Glimpses at the Dark
What do you see with your eyes closed? Nothing, right? Yet most people are able to picture things if they try. Meaning that you can imagine anything you have ever seen and a lot that you haven’t. Consider a starfish: you can look at it, turn it around, make it move, even make it blue if you want to. You see it with your mind’s eye by remembering what a starfish looks like.
Not so for me. I don’t. I can’t. And some 1-4% of you may be the same way. No amount of effort will make me able to visualize that starfish. I am “mind blind” — wired so I can’t make an image appear in my mind’s eye. This makes my memory of images, even recalling my own face, vague at best. Am I malwired? No, I am just different, but in which way I couldn’t have known until about 10 years ago.
Sir Francis Galton hinted at the existence of these possible differences in 1880 when he described some individuals as “non-imagers.” However, the concept went nowhere and submerged, forgotten until 2015 when a neurologist, Adam Zeman, encountered a patient who complained that he could no longer imagine anything after a surgery. He had lost mind’s eye. When Zeman wrote about this man’s inability to visualize internally, he called it aphantasia — “without fantasy, without imagination.”
Had it been recognized all those years ago, I would have grown up knowing that some of us are unable to “picture this.” Instead, I never thought about being mind blind, or even wired differently. I couldn’t have. No one could. It was inconceivable (and yes, that word means what I think it means). The basic concept was undiscovered, still underwater, beyond the edges of the map where monsters lurk.
In retrospect, my first clue might have been when I attempted meditation as a teenager. The book I’d found in a Rosicrucian bookstore told me: to close my eyes and relax my body, then to imagine a burning candle, and focus my attention on the flame. …Nothing. No candle. No flame. I failed to see anything, and I tried for weeks. The book made it sound simple, as if I should be able to see a flame if I willed it. Maybe I had missed something. Was “picture this” a figure of speech? Or would people make themselves believe they saw flame when all they saw was the same darkness I did? Foiled by the first step, I gave up on meditation.
I learned about aphantasia during the pandemic. What struck me was its affect on the creation of mental imagery and visual memories. My consistently dim recollection of faces and scenes from childhood made more sense. This knowledge allowed me to reflect and better understand myself. It became my reality. I had a name for it now.
Soon afterwards, I remembered a short poem I had written some 30 years ago, well before I knew I was an aphant. I now consider it a preview of the shape of things to come.

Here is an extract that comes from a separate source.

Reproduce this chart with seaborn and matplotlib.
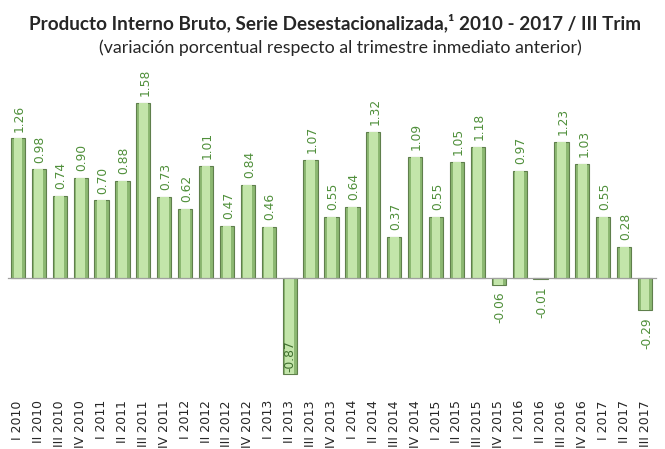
import matplotlib
matplotlib.use("Agg")
import matplotlib.pyplot as plt
import matplotlib.ticker as mticker
import seaborn as sns
import pandas as pd

quarters = ["I 2010", "II 2010", "III 2010", "IV 2010",
            "I 2011", "II 2011", "III 2011", "IV 2011",
            "I 2012", "II 2012", "III 2012", "IV 2012",
            "I 2013", "II 2013", "III 2013", "IV 2013",
            "I 2014", "II 2014", "III 2014", "IV 2014",
            "I 2015", "II 2015", "III 2015", "IV 2015",
            "I 2016", "II 2016", "III 2016", "IV 2016",
            "I 2017", "II 2017", "III 2017"]
pib_var = [1.26, 0.98, 0.74, 0.90,
           0.70, 0.88, 1.58, 0.73,
           0.62, 1.01, 0.47, 0.84,
           0.46, -0.87, 1.07, 0.55,
           0.64, 1.32, 0.37, 1.09,
           0.55, 1.05, 1.18, -0.06,
           0.97, -0.01, 1.23, 1.03,
           0.55, 0.28, -0.29]

df = pd.DataFrame({"trimestre": quarters, "variacion": pib_var})

sns.set_style("white")
plt.rcParams["font.family"] = ["DejaVu Sans"]

fig = plt.figure(figsize=(6.65, 4.49), dpi=100)
ax = fig.add_axes([7.5 / 665, 0.1588, 648 / 665, 0.666])

# barra base (borde oscuro) + brillo interior
sns.barplot(data=df, x="trimestre", y="variacion", color="#8cb872",
            width=0.68, edgecolor="#5f7f4c", linewidth=0.8,
            saturation=1, ax=ax)
sns.barplot(data=df, x="trimestre", y="variacion", color="#c3e5aa",
            width=0.42, linewidth=0, saturation=1, ax=ax)

ax.set_xlim(-0.5, len(quarters) - 0.5)
ax.set_ylim(-0.9, 1.8)

for i, v in enumerate(pib_var):
    txt = f"{v:.2f}"
    if v >= 0:
        ax.annotate(txt, (i, v), xytext=(1, 5), textcoords="offset points",
                    rotation=90, ha="center", va="bottom",
                    fontsize=8.8, color="#4f8f3a")
    elif v < -0.5:
        ax.annotate(txt, (i, v), xytext=(0, 2), textcoords="offset points",
                    rotation=90, ha="center", va="bottom",
                    fontsize=8.8, color="#3f6f2e")
    else:
        ax.annotate(txt, (i, v), xytext=(1, -5), textcoords="offset points",
                    rotation=90, ha="center", va="top",
                    fontsize=8.8, color="#4f8f3a")

for s in ["top", "right", "left"]:
    ax.spines[s].set_visible(False)
ax.spines["bottom"].set_position(("data", 0))
ax.spines["bottom"].set_color("#a0a0a0")
ax.spines["bottom"].set_linewidth(0.9)
ax.set_yticks([])
ax.set_xlabel("")
ax.set_ylabel("")

ax.xaxis.set_minor_locator(mticker.FixedLocator([k - 0.5 for k in range(len(quarters) + 1)]))
ax.tick_params(axis="x", which="minor", length=4, width=0.8, color="#a0a0a0", direction="out")
ax.tick_params(axis="x", which="major", length=0, pad=88)
ax.set_xticks(range(len(quarters)))
ax.set_xticklabels(quarters, rotation=90, fontsize=9, va="top", ha="center")

fig.text(0.504, 0.949, "Producto Interno Bruto, Serie Desestacionalizada,¹ 2010 - 2017 / III Trim",
         ha="center", va="center", fontsize=13.6, fontweight="bold",
         family=["Lato", "DejaVu Sans"])
fig.text(0.512, 0.894, "(variación porcentual respecto al trimestre inmediato anterior)",
         ha="center", va="center", fontsize=12.8,
         family=["Lato", "DejaVu Sans"])

fig.savefig("out.png", dpi=100)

Seeing I saw a window yesterday A green one, made of glass from a time not too far in the past but far enough that looking through it, your face was not very clear at all
So what is it like? Well, I just looked over at a bottle of soy sauce left out on the table, and shut my eyes so as to visualize it. Nothing appeared. I recall a red cap and some yellow on its label. The bottle was mostly full. And the liquid was, well,… dark brown. But I can’t see it there in front of me when I try to imagine it in my head, not the way most of you can. I have to settle for thinking about the bottle. I can remember facts about a different bottle used in restaurants, more squat, with a double spouted plastic top in red or green, depending on salt content. But I am unable to visualize either one.
I remember about these qualities, but when I close my eyes I see only darkness. At best I have mercurial flashes, in the periphery of my blank screen of what might be called impressions of images — indistinct, blurred recollections of what I once saw clearly, when my eyes were open. These disappear in an instant, and I cannot bring them back. The center of my inner field of vision is always dark.
What I want to do on these pages is give you glimpses of the darkness, so you can join me in not-seeing. I will set out to present a poem every week. I want to share the dark with you and make you see it.
Aphantasia may translate as “without imagination,” but it doesn’t have to be so.
Thank you so much for sharing, it's beautifully written.
Is it ok to ask how you experience reading and writing poetry? Many people talk about the images that poems evoke, but I'm sort of curious how you experience the emotions conveyed by poetry, and if there are any kind of poems that are particularly difficult for you to connect with?
I hope that's not a rude question or anything of the sorts, I'm just genuinely curious since I'm the opposite -- my mental images can be so overwhelming sometimes that I need to take many breaks from writing.